Two great reads — Malcolm Gladwell’s The Talent Myth and a book, The Halo Effect — made me aware of how little we actually know about “talent.” For the most part, we look at people’s past work experience and the companies they have worked for. If they have worked for highly respected companies and have shown signs of continuous promotion, they are labeled “talented.”
It is incredibly hard to assess for most people in the knowledge economy. Is it the context people are in and the systems they are part of or are they actually talented on their own? We may never know the answer to this question.
Back to Naval —I like how he has some simple systems that help address some of the shortcomings in this talent problem. Here are some of his thoughts on getting the right people:
- Create a pipeline — Asking people the best people they know
- The mission: You need a clear mission to excite people
- Bringing them in: Having a talented in-house recruiter
- Quick decisions: Move fast with hiring AND firing
- Level Playing Field: Bring everyone in at the same level and have a true meriotocracy.
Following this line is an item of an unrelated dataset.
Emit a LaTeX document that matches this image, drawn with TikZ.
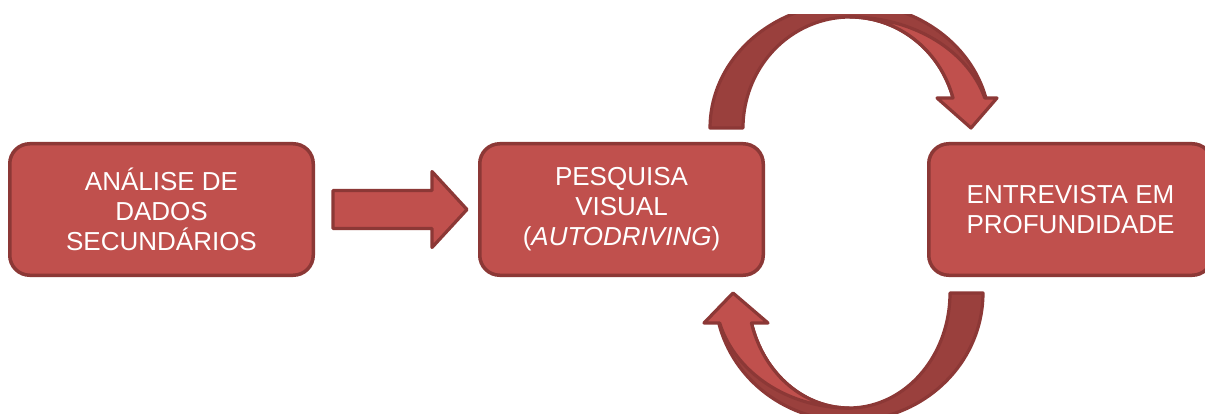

Most companies use age as a heuristic for “experience” — he thinks this is a big mistake.
I love the simplicity of this. Most companies I have been part of spend months recruiting a single person. This is under the belief that the more time you spend the better at decision making you become. The best companies I have worked for — McKinsey & Company — did the thing Naval talks about really well: they fired the wrong people quickly, but did it in a compassionate way.
I’m starting a daily writing practice — every day in February — inspired by Seth Godin. These are not meant to be perfect, but would love to hear people’s thoughts along the way.